Pero ya no. No debe ser propio de este estadio evolutivo de la humanidad tener que alargarse las faldas del uniforme escolar por debajo de la rodilla –como se ha propuesto desde la Administración de algunos colegios – para evitar incitar al chico y, de ese modo, prevenir potenciales agresiones. Esas prácticas de la Inglaterra victoriana, ese ponerse la venda antes de herirse, ese restringir la libertad para no despertar a la bestia, debe ser una cruzada social abordable desde todos los estamentos, desde todas las ópticas, desde todas los frentes posibles para educar la mirada y desposeerla de cualquier unilateralidad.

Las declaraciones de Burgos fueron emitidas en el contexto del proyecto sobre el acoso callejero que, a pesar de sus graves defectos constitucionales, de su redundancia y de su manejo incorrecto de distintos conceptos jurídicos, fue aprobado en el Senado, y está pendiente ante la Cámara de Representantes. Pero, ni siquiera ese contexto ha atenuado las críticas de una oposición que ha visto, en esa pretendida autorestricción indumentaria, una involución en el camino recorrido por la equiparación de las libertades entres hombres y mujeres.

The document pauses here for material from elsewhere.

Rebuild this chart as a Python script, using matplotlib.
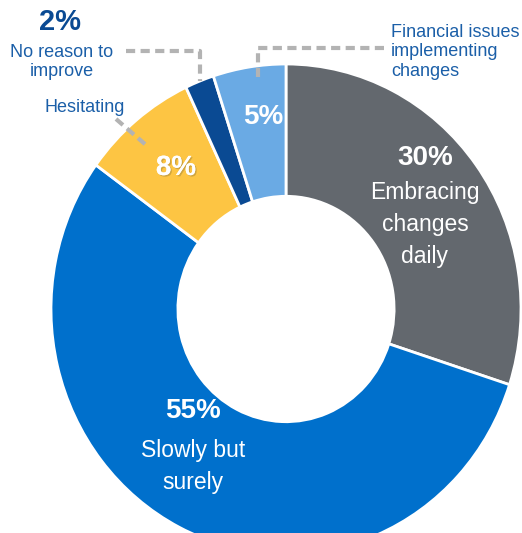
import matplotlib.pyplot as plt
from matplotlib.lines import Line2D
import matplotlib.patheffects as pe

plt.rcParams['font.family'] = ['Liberation Sans', 'DejaVu Sans']

# ===== DATA =====
labels = ['Embracing\nchanges\ndaily', 'Slowly but\nsurely', 'Hesitating',
          'No reason to\nimprove', 'Financial issues\nimplementing\nchanges']
values = [30, 55, 8, 2, 5]
colors = ['#63686e', '#0070cc', '#fdc543', '#0a4a93', '#6aaae4']

W, H = 522, 533
fig = plt.figure(figsize=(W / 100, H / 100), dpi=100)
ax = fig.add_axes([0, 0, 1, 1])

# donut centre / radii in pixels (reference is slightly taller than wide)
cx, cy, rx, ry = 286, 309, 235, 245

ax.pie(values, colors=colors, startangle=90, counterclock=False,
       wedgeprops=dict(width=0.54, edgecolor='white', linewidth=2))
ax.set_aspect('auto')
ax.set_xlim(-cx / rx, (W - cx) / rx)
ax.set_ylim(-(H - cy) / ry, cy / ry)
ax.axis('off')


def fpos(x, y):
    """pixel (from top-left) -> figure fraction"""
    return x / W, 1 - y / H


def txt(x, y, s, **kw):
    fx, fy = fpos(x, y)
    fig.text(fx, fy, s, transform=fig.transFigure, **kw)


def leader(pts):
    xs = [p[0] / W for p in pts]
    ys = [1 - p[1] / H for p in pts]
    fig.add_artist(Line2D(xs, ys, transform=fig.transFigure, color='#b3b3b3',
                          lw=3, linestyle=(0, (2.2, 1.3))))


label_col = '#1b5fa8'
shadow = [pe.withSimplePatchShadow(offset=(1, -1), shadow_rgbFace='#7a6a3a', alpha=0.35), pe.Normal()]

# inside labels
txt(425, 158, f'{values[0]}%', color='white', fontsize=20, fontweight='bold', ha='center', va='center')
txt(425, 224, labels[0], color='white', fontsize=16.5, ha='center', va='center', linespacing=1.5)
txt(193, 411, f'{values[1]}%', color='white', fontsize=20, fontweight='bold', ha='center', va='center')
txt(193, 467, labels[1], color='white', fontsize=16.5, ha='center', va='center', linespacing=1.5)
txt(176, 168, f'{values[2]}%', color='white', fontsize=20, fontweight='bold', ha='center', va='center',
    path_effects=shadow)
txt(263, 117, f'{values[4]}%', color='white', fontsize=20, fontweight='bold', ha='center', va='center')

# outside labels
txt(60, 22, f'{values[3]}%', color='#0a4a93', fontsize=21, fontweight='bold', ha='center', va='center')
txt(62, 62, labels[3], color=label_col, fontsize=13, ha='center', va='center', linespacing=1.22)
txt(85, 107, labels[2], color=label_col, fontsize=13, ha='center', va='center')
txt(391, 52, labels[4], color=label_col, fontsize=13, ha='left', va='center', linespacing=1.18)

# leader lines
leader([(126, 51), (200, 51), (200, 81)])
leader([(258, 77), (258, 48), (384, 48)])
leader([(116, 119), (146, 145)])

fig.savefig('out.png', dpi=100)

Sigue habiendo un problema de acoso callejero en Puerto Rico, pero la solución no debe ser que las mujeres se enfunden en una burka. No demos pasos hacia atrás, porque cualquier retroceso cabría considerarlo una derrota en el proceso de igualación de derechos y libertades intergenéricas que ha cobrado ya demasiadas víctimas y que cuenta con el apoyo mayoritario de la sociedad puertorriqueña, en particular, y de la occidental, en general.

Consenso, pedagogía, comprensión, libertad, basta esa tetralogía terminológica para hacer frente a lo unívoco de las relaciones entre hombres y mujeres.